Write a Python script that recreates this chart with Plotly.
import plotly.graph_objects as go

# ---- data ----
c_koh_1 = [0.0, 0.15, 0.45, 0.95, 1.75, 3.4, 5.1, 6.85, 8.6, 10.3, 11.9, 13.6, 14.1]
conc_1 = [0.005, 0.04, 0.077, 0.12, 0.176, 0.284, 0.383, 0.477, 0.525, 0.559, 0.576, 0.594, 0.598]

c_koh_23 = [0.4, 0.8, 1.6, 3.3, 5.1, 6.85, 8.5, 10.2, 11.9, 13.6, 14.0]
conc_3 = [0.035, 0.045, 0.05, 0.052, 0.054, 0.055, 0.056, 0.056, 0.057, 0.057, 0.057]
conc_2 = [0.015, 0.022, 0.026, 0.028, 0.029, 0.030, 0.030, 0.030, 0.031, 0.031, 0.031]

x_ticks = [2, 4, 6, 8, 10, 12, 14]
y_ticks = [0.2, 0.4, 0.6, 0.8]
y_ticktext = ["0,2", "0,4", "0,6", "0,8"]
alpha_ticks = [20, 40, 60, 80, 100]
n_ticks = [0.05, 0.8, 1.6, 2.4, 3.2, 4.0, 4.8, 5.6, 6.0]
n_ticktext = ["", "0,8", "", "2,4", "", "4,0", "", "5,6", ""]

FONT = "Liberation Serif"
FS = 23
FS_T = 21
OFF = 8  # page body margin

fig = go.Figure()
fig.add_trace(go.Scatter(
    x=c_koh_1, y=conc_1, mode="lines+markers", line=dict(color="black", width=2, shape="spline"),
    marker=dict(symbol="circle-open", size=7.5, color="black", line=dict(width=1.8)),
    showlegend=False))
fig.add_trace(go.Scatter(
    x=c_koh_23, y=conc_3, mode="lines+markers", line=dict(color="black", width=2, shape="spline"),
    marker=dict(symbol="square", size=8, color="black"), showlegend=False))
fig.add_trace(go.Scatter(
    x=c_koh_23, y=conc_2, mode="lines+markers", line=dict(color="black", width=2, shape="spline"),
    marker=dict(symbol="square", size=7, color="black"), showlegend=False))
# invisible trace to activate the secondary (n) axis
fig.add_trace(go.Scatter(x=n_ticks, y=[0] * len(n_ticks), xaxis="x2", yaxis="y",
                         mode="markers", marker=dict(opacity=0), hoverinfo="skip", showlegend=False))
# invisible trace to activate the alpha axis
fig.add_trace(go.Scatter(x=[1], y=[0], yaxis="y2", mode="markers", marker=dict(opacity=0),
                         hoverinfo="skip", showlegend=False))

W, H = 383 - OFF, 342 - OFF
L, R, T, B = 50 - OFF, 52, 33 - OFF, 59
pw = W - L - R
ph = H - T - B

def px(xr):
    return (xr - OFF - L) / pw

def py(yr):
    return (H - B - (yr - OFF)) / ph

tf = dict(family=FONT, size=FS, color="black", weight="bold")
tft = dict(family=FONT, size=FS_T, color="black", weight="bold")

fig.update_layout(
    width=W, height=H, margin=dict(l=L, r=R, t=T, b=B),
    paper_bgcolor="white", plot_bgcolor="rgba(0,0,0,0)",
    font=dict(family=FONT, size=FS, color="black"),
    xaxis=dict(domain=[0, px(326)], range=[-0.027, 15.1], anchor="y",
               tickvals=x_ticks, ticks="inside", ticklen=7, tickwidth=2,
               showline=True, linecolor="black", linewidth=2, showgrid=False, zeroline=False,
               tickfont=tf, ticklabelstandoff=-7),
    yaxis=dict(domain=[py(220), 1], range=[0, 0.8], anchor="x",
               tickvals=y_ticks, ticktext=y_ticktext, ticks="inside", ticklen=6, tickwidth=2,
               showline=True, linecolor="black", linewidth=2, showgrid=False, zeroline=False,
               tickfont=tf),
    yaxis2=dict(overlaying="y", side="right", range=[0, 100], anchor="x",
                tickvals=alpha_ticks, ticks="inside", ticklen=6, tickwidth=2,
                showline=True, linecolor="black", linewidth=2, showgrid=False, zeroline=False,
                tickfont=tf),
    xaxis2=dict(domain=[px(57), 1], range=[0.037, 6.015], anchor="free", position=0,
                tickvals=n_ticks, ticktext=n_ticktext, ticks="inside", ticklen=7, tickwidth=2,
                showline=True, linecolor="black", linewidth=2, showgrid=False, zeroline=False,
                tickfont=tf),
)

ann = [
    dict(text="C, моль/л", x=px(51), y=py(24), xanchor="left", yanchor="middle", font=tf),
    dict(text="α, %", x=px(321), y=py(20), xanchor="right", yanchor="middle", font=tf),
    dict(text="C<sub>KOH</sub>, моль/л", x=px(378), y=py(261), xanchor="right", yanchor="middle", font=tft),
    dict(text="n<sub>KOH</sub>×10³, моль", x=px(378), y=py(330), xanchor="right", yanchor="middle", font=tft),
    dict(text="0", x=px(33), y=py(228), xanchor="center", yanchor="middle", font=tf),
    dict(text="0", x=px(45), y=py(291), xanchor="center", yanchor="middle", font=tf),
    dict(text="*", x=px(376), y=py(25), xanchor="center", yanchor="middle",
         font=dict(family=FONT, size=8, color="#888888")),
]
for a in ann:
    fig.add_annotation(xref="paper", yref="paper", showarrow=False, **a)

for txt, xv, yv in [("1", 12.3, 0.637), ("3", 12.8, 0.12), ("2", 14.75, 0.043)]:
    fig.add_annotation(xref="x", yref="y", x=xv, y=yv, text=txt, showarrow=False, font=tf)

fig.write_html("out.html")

* * * *

Requirements: All of the material must be reproduced exactly.

Solution to this exercise:
Write a Python script that recreates this chart with Plotly.
import plotly.graph_objects as go

# ---- data ----
c_koh_1 = [0.0, 0.15, 0.45, 0.95, 1.75, 3.4, 5.1, 6.85, 8.6, 10.3, 11.9, 13.6, 14.1]
conc_1 = [0.005, 0.04, 0.077, 0.12, 0.176, 0.284, 0.383, 0.477, 0.525, 0.559, 0.576, 0.594, 0.598]

c_koh_23 = [0.4, 0.8, 1.6, 3.3, 5.1, 6.85, 8.5, 10.2, 11.9, 13.6, 14.0]
conc_3 = [0.035, 0.045, 0.05, 0.052, 0.054, 0.055, 0.056, 0.056, 0.057, 0.057, 0.057]
conc_2 = [0.015, 0.022, 0.026, 0.028, 0.029, 0.030, 0.030, 0.030, 0.031, 0.031, 0.031]

x_ticks = [2, 4, 6, 8, 10, 12, 14]
y_ticks = [0.2, 0.4, 0.6, 0.8]
y_ticktext = ["0,2", "0,4", "0,6", "0,8"]
alpha_ticks = [20, 40, 60, 80, 100]
n_ticks = [0.05, 0.8, 1.6, 2.4, 3.2, 4.0, 4.8, 5.6, 6.0]
n_ticktext = ["", "0,8", "", "2,4", "", "4,0", "", "5,6", ""]

FONT = "Liberation Serif"
FS = 23
FS_T = 21
OFF = 8  # page body margin

fig = go.Figure()
fig.add_trace(go.Scatter(
    x=c_koh_1, y=conc_1, mode="lines+markers", line=dict(color="black", width=2, shape="spline"),
    marker=dict(symbol="circle-open", size=7.5, color="black", line=dict(width=1.8)),
    showlegend=False))
fig.add_trace(go.Scatter(
    x=c_koh_23, y=conc_3, mode="lines+markers", line=dict(color="black", width=2, shape="spline"),
    marker=dict(symbol="square", size=8, color="black"), showlegend=False))
fig.add_trace(go.Scatter(
    x=c_koh_23, y=conc_2, mode="lines+markers", line=dict(color="black", width=2, shape="spline"),
    marker=dict(symbol="square", size=7, color="black"), showlegend=False))
# invisible trace to activate the secondary (n) axis
fig.add_trace(go.Scatter(x=n_ticks, y=[0] * len(n_ticks), xaxis="x2", yaxis="y",
                         mode="markers", marker=dict(opacity=0), hoverinfo="skip", showlegend=False))
# invisible trace to activate the alpha axis
fig.add_trace(go.Scatter(x=[1], y=[0], yaxis="y2", mode="markers", marker=dict(opacity=0),
                         hoverinfo="skip", showlegend=False))

W, H = 383 - OFF, 342 - OFF
L, R, T, B = 50 - OFF, 52, 33 - OFF, 59
pw = W - L - R
ph = H - T - B

def px(xr):
    return (xr - OFF - L) / pw

def py(yr):
    return (H - B - (yr - OFF)) / ph

tf = dict(family=FONT, size=FS, color="black", weight="bold")
tft = dict(family=FONT, size=FS_T, color="black", weight="bold")

fig.update_layout(
    width=W, height=H, margin=dict(l=L, r=R, t=T, b=B),
    paper_bgcolor="white", plot_bgcolor="rgba(0,0,0,0)",
    font=dict(family=FONT, size=FS, color="black"),
    xaxis=dict(domain=[0, px(326)], range=[-0.027, 15.1], anchor="y",
               tickvals=x_ticks, ticks="inside", ticklen=7, tickwidth=2,
               showline=True, linecolor="black", linewidth=2, showgrid=False, zeroline=False,
               tickfont=tf, ticklabelstandoff=-7),
    yaxis=dict(domain=[py(220), 1], range=[0, 0.8], anchor="x",
               tickvals=y_ticks, ticktext=y_ticktext, ticks="inside", ticklen=6, tickwidth=2,
               showline=True, linecolor="black", linewidth=2, showgrid=False, zeroline=False,
               tickfont=tf),
    yaxis2=dict(overlaying="y", side="right", range=[0, 100], anchor="x",
                tickvals=alpha_ticks, ticks="inside", ticklen=6, tickwidth=2,
                showline=True, linecolor="black", linewidth=2, showgrid=False, zeroline=False,
                tickfont=tf),
    xaxis2=dict(domain=[px(57), 1], range=[0.037, 6.015], anchor="free", position=0,
                tickvals=n_ticks, ticktext=n_ticktext, ticks="inside", ticklen=7, tickwidth=2,
                showline=True, linecolor="black", linewidth=2, showgrid=False, zeroline=False,
                tickfont=tf),
)

ann = [
    dict(text="C, моль/л", x=px(51), y=py(24), xanchor="left", yanchor="middle", font=tf),
    dict(text="α, %", x=px(321), y=py(20), xanchor="right", yanchor="middle", font=tf),
    dict(text="C<sub>KOH</sub>, моль/л", x=px(378), y=py(261), xanchor="right", yanchor="middle", font=tft),
    dict(text="n<sub>KOH</sub>×10³, моль", x=px(378), y=py(330), xanchor="right", yanchor="middle", font=tft),
    dict(text="0", x=px(33), y=py(228), xanchor="center", yanchor="middle", font=tf),
    dict(text="0", x=px(45), y=py(291), xanchor="center", yanchor="middle", font=tf),
    dict(text="*", x=px(376), y=py(25), xanchor="center", yanchor="middle",
         font=dict(family=FONT, size=8, color="#888888")),
]
for a in ann:
    fig.add_annotation(xref="paper", yref="paper", showarrow=False, **a)

for txt, xv, yv in [("1", 12.3, 0.637), ("3", 12.8, 0.12), ("2", 14.75, 0.043)]:
    fig.add_annotation(xref="x", yref="y", x=xv, y=yv, text=txt, showarrow=False, font=tf)

fig.write_html("out.html")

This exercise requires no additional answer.